## START GIVEN DATA

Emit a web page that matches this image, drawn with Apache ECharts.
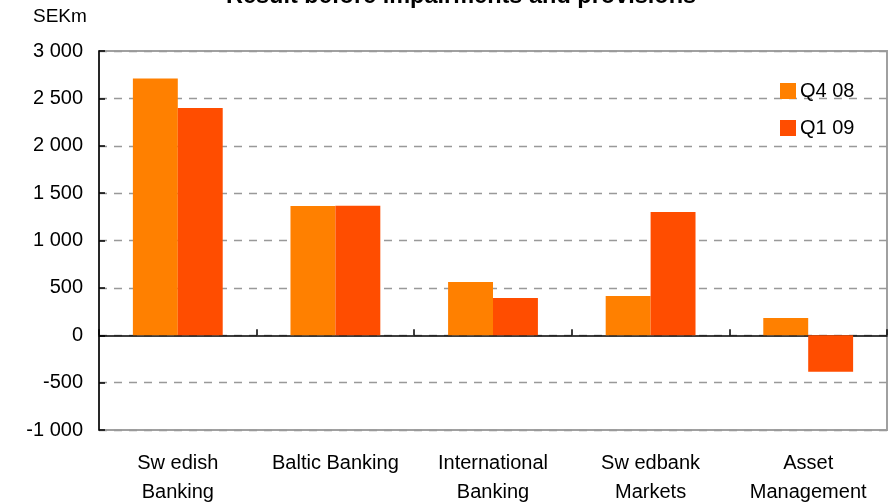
<!DOCTYPE html>
<html>
<head>
<meta charset="utf-8">
<script src="https://cdn.jsdelivr.net/npm/echarts@6/dist/echarts.min.js"></script>
<style>html,body{margin:0;padding:0;background:#fff;}#c{width:889px;height:504px;}</style>
</head>
<body>
<div id="c"></div>
<script>
var categories = ['Sw edish\nBanking', 'Baltic Banking', 'International\nBanking', 'Sw edbank\nMarkets', 'Asset\nManagement'];
var seriesNames = ['Q4 08', 'Q1 09'];
var q4_08 = [2710, 1365, 562, 415, 183];
var q1_09 = [2398, 1366, 393, 1301, -384];
var yTickLabels = {'-1000': '-1 000', '-500': '-500', '0': '0', '500': '500', '1000': '1 000', '1500': '1 500', '2000': '2 000', '2500': '2 500', '3000': '3 000'};
var titleText = 'Result before impairments and provisions';
var unitText = 'SEKm';

var FONT = '"Liberation Sans", Arial, sans-serif';
var chart = echarts.init(document.getElementById('c'), null, {renderer: 'canvas'});
chart.setOption({
  animation: false,
  backgroundColor: '#fff',
  title: [
    {text: titleText, left: 226, top: -15, padding: 0,
     textStyle: {fontFamily: FONT, fontWeight: 'bold', fontSize: 23.5, color: '#000'}},
    {text: unitText, left: 33, top: 7, padding: 0,
     textStyle: {fontFamily: FONT, fontWeight: 'normal', fontSize: 19, color: '#000'}}
  ],
  legend: {
    orient: 'vertical', left: 780, top: 81, padding: 0,
    itemWidth: 16, itemHeight: 16, itemGap: 17, icon: 'rect',
    textStyle: {fontFamily: FONT, fontSize: 20, color: '#000', padding: [0, 0, 0, -1]},
    data: seriesNames
  },
  grid: {left: 99, right: 2, top: 51, bottom: 74, outerBoundsMode: 'none', containLabel: false,
         show: true, borderColor: '#a0a0a0', borderWidth: 2, backgroundColor: 'transparent'},
  xAxis: [
    {type: 'category', data: categories, position: 'bottom',
     axisLine: {show: false, onZero: false},
     axisTick: {show: false},
     axisLabel: {fontFamily: FONT, fontSize: 20, color: '#000', margin: 19, lineHeight: 29, interval: 0},
     splitLine: {show: false}},
    {type: 'category', data: categories, position: 'bottom',
     axisLine: {show: true, onZero: true, lineStyle: {color: '#000', width: 1.5}},
     axisTick: {show: true, inside: true, length: 6, lineStyle: {color: '#000', width: 1.5}},
     axisLabel: {show: false},
     splitLine: {show: false}}
  ],
  yAxis: {
    type: 'value', min: -1000, max: 3000, interval: 500,
    axisLine: {show: true, lineStyle: {color: '#000', width: 1.5}},
    axisTick: {show: true, inside: true, length: 6, lineStyle: {color: '#000', width: 1.5}},
    axisLabel: {fontFamily: FONT, fontSize: 20, color: '#000', margin: 16,
      formatter: function (v) { return yTickLabels[String(v)]; }},
    splitLine: {show: true, lineStyle: {color: '#999', width: 1.3, type: [8, 7]}}
  },
  series: [
    {name: seriesNames[0], type: 'bar', xAxisIndex: 0, data: q4_08, barGap: '0%', barCategoryGap: '43%',
     itemStyle: {color: '#FF8000'}},
    {name: seriesNames[1], type: 'bar', xAxisIndex: 0, data: q1_09, barGap: '0%', barCategoryGap: '43%',
     itemStyle: {color: '#FF4D00'}}
  ]
});
</script>
</body>
</html>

## END GIVEN DATA

WHAT THIS TASK INVOLVES
Output each line exactly; omit every picture.

WRITTEN RESPONSE
Emit a web page that matches this image, drawn with Apache ECharts.
<!DOCTYPE html>
<html>
<head>
<meta charset="utf-8">
<script src="https://cdn.jsdelivr.net/npm/echarts@6/dist/echarts.min.js"></script>
<style>html,body{margin:0;padding:0;background:#fff;}#c{width:889px;height:504px;}</style>
</head>
<body>
<div id="c"></div>
<script>
var categories = ['Sw edish\nBanking', 'Baltic Banking', 'International\nBanking', 'Sw edbank\nMarkets', 'Asset\nManagement'];
var seriesNames = ['Q4 08', 'Q1 09'];
var q4_08 = [2710, 1365, 562, 415, 183];
var q1_09 = [2398, 1366, 393, 1301, -384];
var yTickLabels = {'-1000': '-1 000', '-500': '-500', '0': '0', '500': '500', '1000': '1 000', '1500': '1 500', '2000': '2 000', '2500': '2 500', '3000': '3 000'};
var titleText = 'Result before impairments and provisions';
var unitText = 'SEKm';

var FONT = '"Liberation Sans", Arial, sans-serif';
var chart = echarts.init(document.getElementById('c'), null, {renderer: 'canvas'});
chart.setOption({
  animation: false,
  backgroundColor: '#fff',
  title: [
    {text: titleText, left: 226, top: -15, padding: 0,
     textStyle: {fontFamily: FONT, fontWeight: 'bold', fontSize: 23.5, color: '#000'}},
    {text: unitText, left: 33, top: 7, padding: 0,
     textStyle: {fontFamily: FONT, fontWeight: 'normal', fontSize: 19, color: '#000'}}
  ],
  legend: {
    orient: 'vertical', left: 780, top: 81, padding: 0,
    itemWidth: 16, itemHeight: 16, itemGap: 17, icon: 'rect',
    textStyle: {fontFamily: FONT, fontSize: 20, color: '#000', padding: [0, 0, 0, -1]},
    data: seriesNames
  },
  grid: {left: 99, right: 2, top: 51, bottom: 74, outerBoundsMode: 'none', containLabel: false,
         show: true, borderColor: '#a0a0a0', borderWidth: 2, backgroundColor: 'transparent'},
  xAxis: [
    {type: 'category', data: categories, position: 'bottom',
     axisLine: {show: false, onZero: false},
     axisTick: {show: false},
     axisLabel: {fontFamily: FONT, fontSize: 20, color: '#000', margin: 19, lineHeight: 29, interval: 0},
     splitLine: {show: false}},
    {type: 'category', data: categories, position: 'bottom',
     axisLine: {show: true, onZero: true, lineStyle: {color: '#000', width: 1.5}},
     axisTick: {show: true, inside: true, length: 6, lineStyle: {color: '#000', width: 1.5}},
     axisLabel: {show: false},
     splitLine: {show: false}}
  ],
  yAxis: {
    type: 'value', min: -1000, max: 3000, interval: 500,
    axisLine: {show: true, lineStyle: {color: '#000', width: 1.5}},
    axisTick: {show: true, inside: true, length: 6, lineStyle: {color: '#000', width: 1.5}},
    axisLabel: {fontFamily: FONT, fontSize: 20, color: '#000', margin: 16,
      formatter: function (v) { return yTickLabels[String(v)]; }},
    splitLine: {show: true, lineStyle: {color: '#999', width: 1.3, type: [8, 7]}}
  },
  series: [
    {name: seriesNames[0], type: 'bar', xAxisIndex: 0, data: q4_08, barGap: '0%', barCategoryGap: '43%',
     itemStyle: {color: '#FF8000'}},
    {name: seriesNames[1], type: 'bar', xAxisIndex: 0, data: q1_09, barGap: '0%', barCategoryGap: '43%',
     itemStyle: {color: '#FF4D00'}}
  ]
});
</script>
</body>
</html>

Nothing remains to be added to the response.